start Data extract

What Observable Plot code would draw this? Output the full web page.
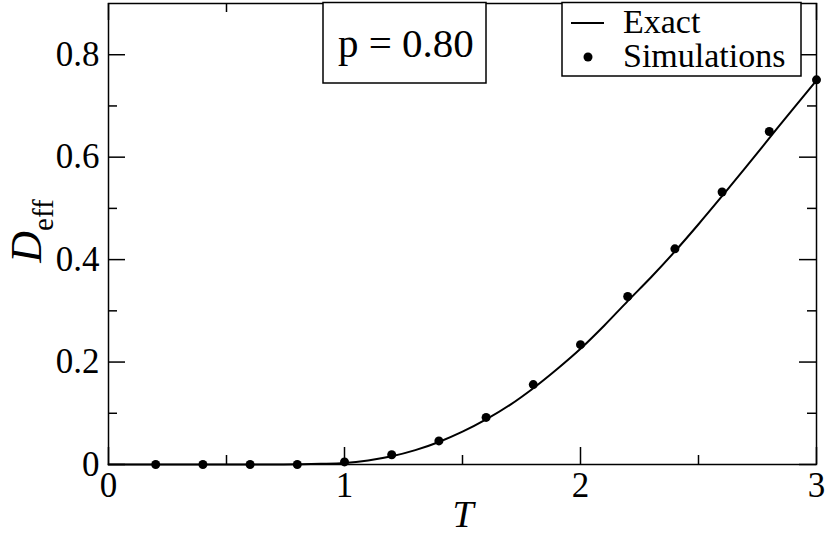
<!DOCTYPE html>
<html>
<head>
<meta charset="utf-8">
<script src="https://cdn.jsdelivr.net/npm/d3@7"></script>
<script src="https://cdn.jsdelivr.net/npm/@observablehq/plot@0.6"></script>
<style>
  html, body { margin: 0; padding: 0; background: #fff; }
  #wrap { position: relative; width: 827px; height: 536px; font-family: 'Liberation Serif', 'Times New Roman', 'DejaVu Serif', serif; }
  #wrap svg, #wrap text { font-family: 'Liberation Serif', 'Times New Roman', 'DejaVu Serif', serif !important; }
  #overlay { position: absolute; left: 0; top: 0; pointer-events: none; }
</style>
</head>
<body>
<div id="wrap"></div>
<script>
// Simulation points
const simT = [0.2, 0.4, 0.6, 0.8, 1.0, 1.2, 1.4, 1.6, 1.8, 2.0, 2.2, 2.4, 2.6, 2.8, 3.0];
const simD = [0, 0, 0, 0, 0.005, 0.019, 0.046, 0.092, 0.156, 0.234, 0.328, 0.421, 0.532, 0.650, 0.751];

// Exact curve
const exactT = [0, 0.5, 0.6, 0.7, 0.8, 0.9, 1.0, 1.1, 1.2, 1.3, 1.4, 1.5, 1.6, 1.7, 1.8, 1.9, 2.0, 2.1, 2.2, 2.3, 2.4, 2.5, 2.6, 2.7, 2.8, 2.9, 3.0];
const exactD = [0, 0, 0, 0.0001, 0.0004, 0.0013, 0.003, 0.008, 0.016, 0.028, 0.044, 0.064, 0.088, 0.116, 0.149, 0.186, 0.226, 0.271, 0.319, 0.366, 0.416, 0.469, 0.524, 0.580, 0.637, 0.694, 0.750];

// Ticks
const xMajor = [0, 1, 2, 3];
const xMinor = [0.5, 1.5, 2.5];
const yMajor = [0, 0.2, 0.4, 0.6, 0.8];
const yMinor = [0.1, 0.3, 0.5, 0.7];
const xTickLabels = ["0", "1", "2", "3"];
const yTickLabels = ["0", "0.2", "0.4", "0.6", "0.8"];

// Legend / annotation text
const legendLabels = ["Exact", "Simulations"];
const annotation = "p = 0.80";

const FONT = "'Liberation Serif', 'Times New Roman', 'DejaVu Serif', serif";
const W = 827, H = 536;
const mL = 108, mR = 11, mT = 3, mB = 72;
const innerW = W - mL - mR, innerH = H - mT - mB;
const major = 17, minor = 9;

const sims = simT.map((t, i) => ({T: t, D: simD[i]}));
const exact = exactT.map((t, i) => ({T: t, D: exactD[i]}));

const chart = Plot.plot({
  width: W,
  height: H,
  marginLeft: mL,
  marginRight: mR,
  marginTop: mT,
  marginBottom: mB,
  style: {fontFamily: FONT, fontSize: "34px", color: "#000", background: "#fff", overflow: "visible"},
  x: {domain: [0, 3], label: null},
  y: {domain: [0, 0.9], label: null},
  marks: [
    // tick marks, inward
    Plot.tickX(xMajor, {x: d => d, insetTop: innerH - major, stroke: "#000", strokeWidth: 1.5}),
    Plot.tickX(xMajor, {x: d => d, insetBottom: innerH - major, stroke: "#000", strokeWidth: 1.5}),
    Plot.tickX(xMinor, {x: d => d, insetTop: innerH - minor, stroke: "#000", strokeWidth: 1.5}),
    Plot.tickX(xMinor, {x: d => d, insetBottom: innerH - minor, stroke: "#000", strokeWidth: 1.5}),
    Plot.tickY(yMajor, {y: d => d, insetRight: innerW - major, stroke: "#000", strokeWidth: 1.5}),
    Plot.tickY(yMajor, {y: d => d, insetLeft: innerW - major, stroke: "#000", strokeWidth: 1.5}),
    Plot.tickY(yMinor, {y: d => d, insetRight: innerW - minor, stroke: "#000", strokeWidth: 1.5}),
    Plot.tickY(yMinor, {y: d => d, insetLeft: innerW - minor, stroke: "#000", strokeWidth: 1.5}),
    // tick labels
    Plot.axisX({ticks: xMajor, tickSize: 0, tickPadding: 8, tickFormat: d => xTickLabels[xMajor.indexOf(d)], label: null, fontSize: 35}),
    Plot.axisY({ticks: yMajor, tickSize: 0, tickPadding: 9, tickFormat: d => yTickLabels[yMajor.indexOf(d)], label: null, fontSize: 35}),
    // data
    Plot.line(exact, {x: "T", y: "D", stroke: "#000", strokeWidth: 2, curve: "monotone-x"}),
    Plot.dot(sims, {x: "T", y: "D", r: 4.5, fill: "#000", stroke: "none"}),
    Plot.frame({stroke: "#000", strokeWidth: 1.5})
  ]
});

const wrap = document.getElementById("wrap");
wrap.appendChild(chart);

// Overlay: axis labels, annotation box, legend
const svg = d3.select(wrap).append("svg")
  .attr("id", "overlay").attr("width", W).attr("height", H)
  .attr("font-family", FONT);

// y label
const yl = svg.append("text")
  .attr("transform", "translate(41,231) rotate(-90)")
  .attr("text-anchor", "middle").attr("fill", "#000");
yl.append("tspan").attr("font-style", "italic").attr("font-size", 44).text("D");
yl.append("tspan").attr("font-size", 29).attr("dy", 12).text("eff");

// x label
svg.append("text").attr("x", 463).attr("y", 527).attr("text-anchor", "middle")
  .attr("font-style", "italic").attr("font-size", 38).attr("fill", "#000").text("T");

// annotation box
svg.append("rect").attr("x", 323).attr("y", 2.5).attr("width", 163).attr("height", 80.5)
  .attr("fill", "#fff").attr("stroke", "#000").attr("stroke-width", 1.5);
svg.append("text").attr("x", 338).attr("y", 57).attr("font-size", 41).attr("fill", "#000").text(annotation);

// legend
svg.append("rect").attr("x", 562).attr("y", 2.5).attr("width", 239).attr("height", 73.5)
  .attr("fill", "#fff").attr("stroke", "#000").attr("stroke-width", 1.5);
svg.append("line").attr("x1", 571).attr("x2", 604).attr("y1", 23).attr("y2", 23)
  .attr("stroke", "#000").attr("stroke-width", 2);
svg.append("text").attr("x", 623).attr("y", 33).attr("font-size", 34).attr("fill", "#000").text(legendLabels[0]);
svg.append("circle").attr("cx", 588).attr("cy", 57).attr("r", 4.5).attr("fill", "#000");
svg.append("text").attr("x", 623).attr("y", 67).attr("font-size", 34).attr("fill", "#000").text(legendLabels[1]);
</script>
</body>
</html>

end Data extract

Repeat the lines of the listing above verbatim, beginning at its first line and ending at the line containing "0.532, 0.650, 0.751];", which is included. Omit pictures.

What Observable Plot code would draw this? Output the full web page.
<!DOCTYPE html>
<html>
<head>
<meta charset="utf-8">
<script src="https://cdn.jsdelivr.net/npm/d3@7"></script>
<script src="https://cdn.jsdelivr.net/npm/@observablehq/plot@0.6"></script>
<style>
  html, body { margin: 0; padding: 0; background: #fff; }
  #wrap { position: relative; width: 827px; height: 536px; font-family: 'Liberation Serif', 'Times New Roman', 'DejaVu Serif', serif; }
  #wrap svg, #wrap text { font-family: 'Liberation Serif', 'Times New Roman', 'DejaVu Serif', serif !important; }
  #overlay { position: absolute; left: 0; top: 0; pointer-events: none; }
</style>
</head>
<body>
<div id="wrap"></div>
<script>
// Simulation points
const simT = [0.2, 0.4, 0.6, 0.8, 1.0, 1.2, 1.4, 1.6, 1.8, 2.0, 2.2, 2.4, 2.6, 2.8, 3.0];
const simD = [0, 0, 0, 0, 0.005, 0.019, 0.046, 0.092, 0.156, 0.234, 0.328, 0.421, 0.532, 0.650, 0.751];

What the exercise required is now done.